Google has also just pulled off the biggest acquisition of its eight year history with the purchase of the YouTube video swap website for 1.65 billion dollars (1.31 billion euros), betting on the advertising opportunities in the expansion of online video services.

Most of Google’s ad revenue comes through ads on Google.com and other sites owned by the search-engine giant — it pulled $1.6 billion in ad revenue on its own sites in the third quarter. But about $1.04 billion in Google’s revenue came from partner Web sites such as AOL, MySpace.com, and Clear Channel Radio, which run advertising on their sites that come to them from Google’s AdSense keyword-spotting technology.

YouTube generates most of its ad revenue by selling traditional banner ads and short video spots. Combining Google with YouTube, however, could make Google a player in brokering advertising for video programming, analysts said.

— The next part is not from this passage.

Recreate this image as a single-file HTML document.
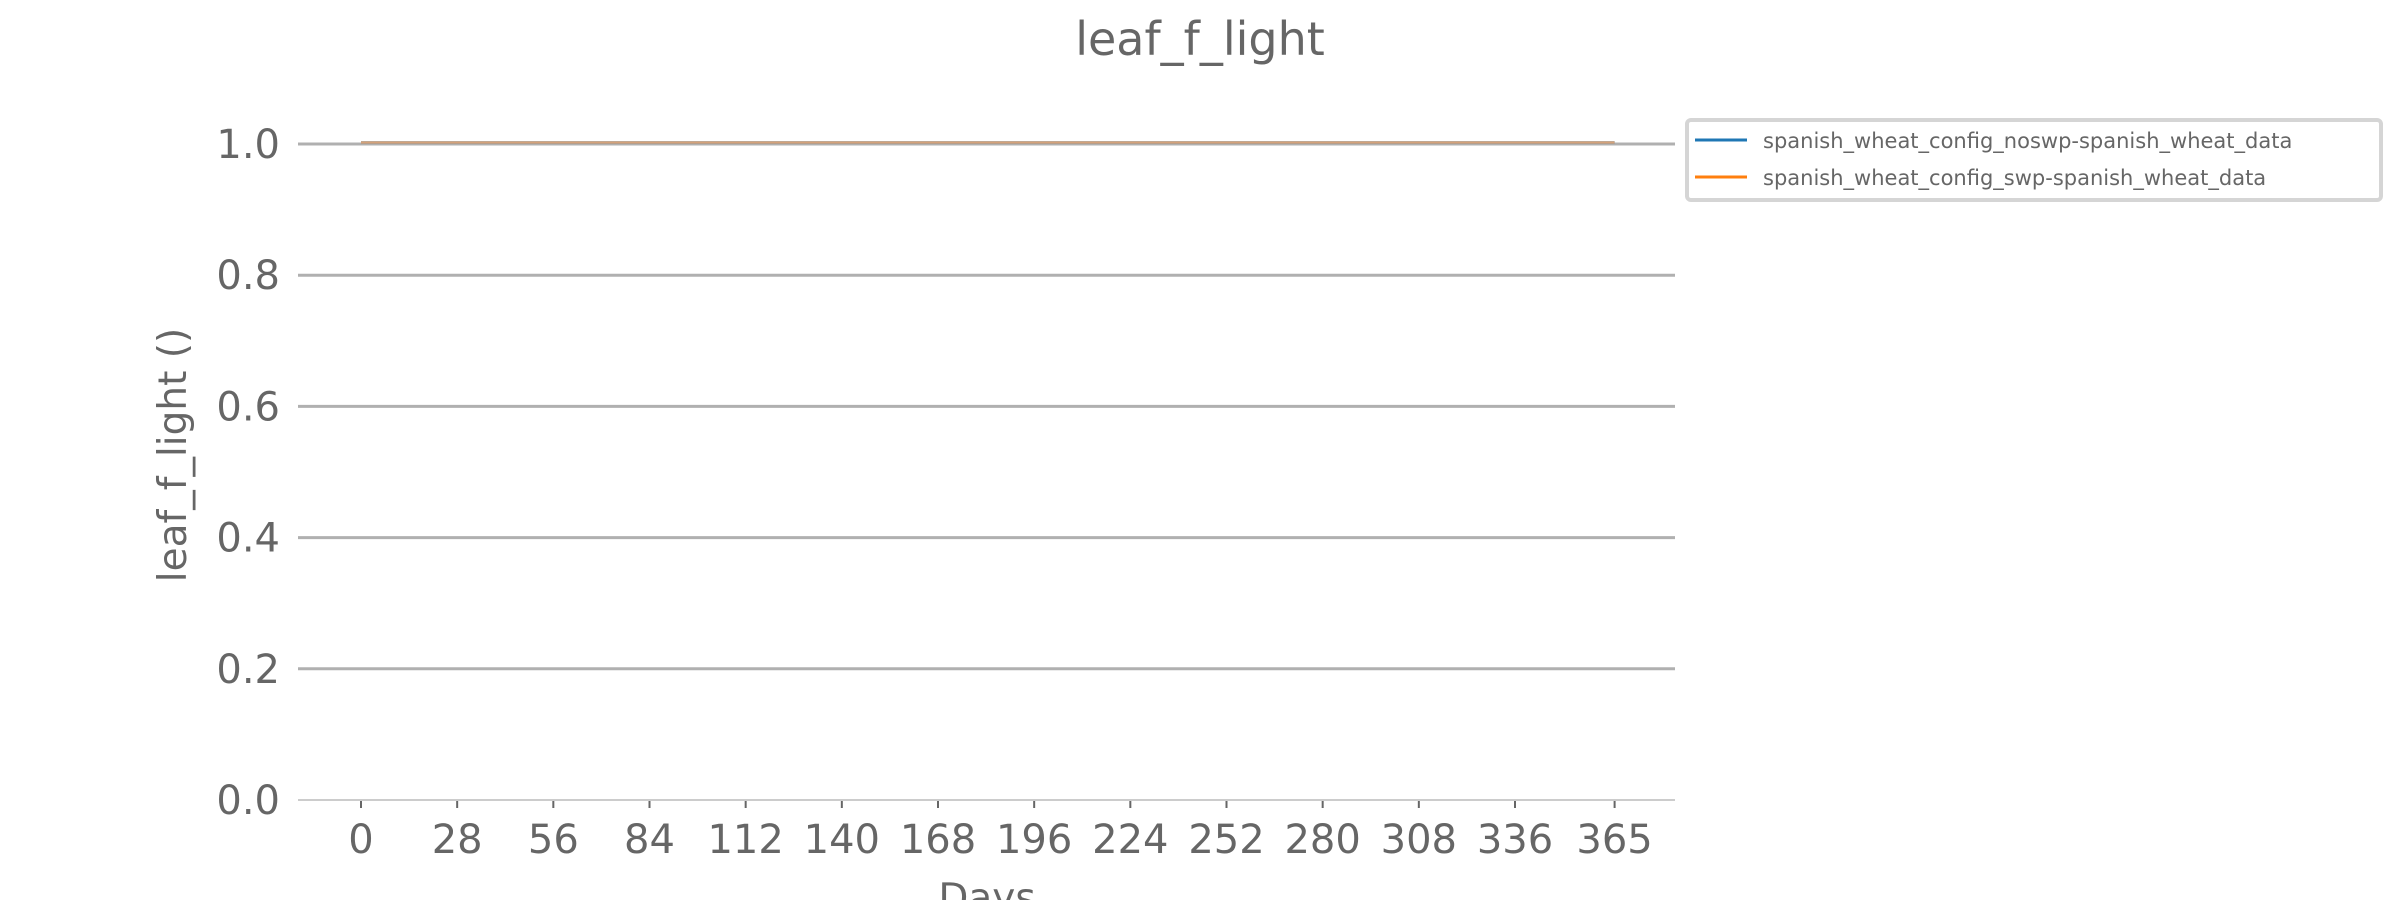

“What Google has done for the Web with text-based advertising with Web based results, they are now going to try to do in the video world by putting video ads against video content,” said Internet analyst Will Richmond. The Broadband Directions president said the YouTube acquisition — expected to close by the end of the fourth quarter – could allow Google to “turbo-charge” Internet video advertising for Google and TV programmers looking to boost revenue via the Web.

If Google was able to demonstrate that they could monetize for a content provider that video they have been selling in a traditional way because they have this ad engine — that makes Google extremely attractive to both content providers, who can monetize their video better, and also advertisers, because now there is $60 billion a year spent on TV advertising, Richmond said.

Google already dominates the current online-advertising market, which the Interactive Advertising Bureau placed at $4.1 billion in the United States in the second quarter. And if Google could apply its AdSense advertising model and network to YouTube.com, it could dominate a fast-growing new sector of online advertising.

New York-based market research Web site eMarketer projects video advertising to triple to $1.1 billion Internet-wide in 2008, from $385 million this year.

If media buyers shifted just 5% of the money they spend on TV advertising to video advertising sold by Google, YouTube and other Google affiliates, Google stands to gain an additional $3 billion in annual ad revenue.

The group is also diversifying its products, with specialized search tools for finance, newspaper archives, online word processing and further developments to its email service, including advertising linked to the text in emails.

Its model remains one of providing free services to web surfers funded by advertising revenues.

The numbers surprised Wall Street analysts, who had expected Google to earn 20 cents less per share. Sasa Zorovic of Oppenheimer & Co. said he had conducted a study of search-engine marketing companies in September that indicated advertisers were shifting their spending toward Google and away from its competitors. Still, Zorovic said, Google’s strength surprised him.

Schmidt attributed Google’s growth to several factors: More people used the Google search engine, the quality of research results improved, the quality of ads improved and the company added new advertising products, at the same time that Internet users outside the United States flocked to Google.

Schmidt said a final factor in the successful quarter was that “the blizzard of new product releases — unprecedented for our scale and confusing for almost everyone — seems to create new opportunities for us every day.”

Despite Google’s $1.65 billion acquisition of YouTube, the leading video-sharing site, announced recently, Google’s executives said they were not counting on a windfall of video-related advertising in the new future.

Chief Financial Officer George Reyes said Google would continue to spend its growing cash hoard, now up to $10.4 billion, on prudent investments in technology and real estate. Reyes said Google spent $492 million on data centers, servers and networking equipment during the last quarter.

In addition, Google added more than 1,400 new employees, for a total of 9,378.

“They are really gaining a lot of traction outside their strongest markets, and I think that bodes very well for their growth ahead,” said Marianne Wolk, an analyst with Susquehanna Financial Group.